RMS Launches Eastern U.S. and Canada Earthquake Model

June 8, 2006

Risk Management Solutions (RMS), Newark, Calif., has updated its U.S. and Canada Earthquake models.

“Earthquakes east of the Rockies are less common than in the tectonically active West, but can be more severe due to the slower attenuation of ground motion and less seismically-resistant building stock,” said Don Windeler, earthquake practice lead at RMS. “Our revised U.S. and Canada Earthquake models provide users with powerful tools for both underwriting and portfolio management in these regions.”

RMS updated the source modeling for these rare events by using the current national seismic hazard maps from the U.S. Geological Survey and the Geological Survey of Canada, as well as new research into the behavior of key areas driving the risk to insured portfolios. The treatment of the largest earthquakes in the New Madrid seismic zone, for example, includes stochastic events incorporating variability in geometry, ground motion, magnitude estimates, and single or multi-event occurrence.

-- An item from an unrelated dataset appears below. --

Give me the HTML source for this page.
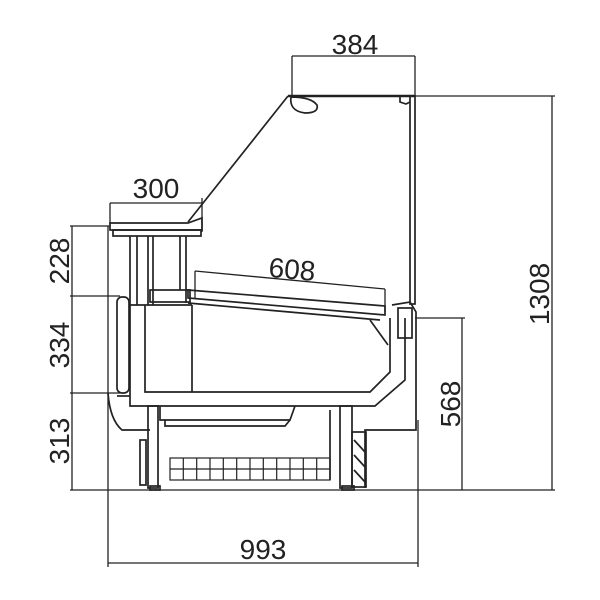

Another key advancement involves the extension of RMS’ spectral response-based vulnerability modeling from the western earthquake regions to the eastern regions, providing a consistent analytical framework for risk quantification across the U.S. and Canada. That approach captures the variations in spectral frequency content with magnitude, distance, and site conditions, and analyzes the ways that they interact with buildings of different heights and materials. The ground motions from earthquakes in the eastern U.S. and eastern Canada have greater high-frequency content than events in the west, an important characteristic in capturing the risk profile for low-rise structures in this region, RMS said.

Using the new U.S. Earthquake Model and insured exposure as of 2006, RMS estimates that the states east of the Rockies comprise 20 percent of the average annual loss from earthquakes in the United States. A majority of that 20 percent comes from the five states surrounding the New Madrid seismic zone (Missouri, Illinois, Tennessee, Kentucky, and Arkansas). RMS estimates that a magnitude 7.7 New Madrid earthquake, similar to the one that occurred in December of 1811, would result in more than $60 billion in insured losses today.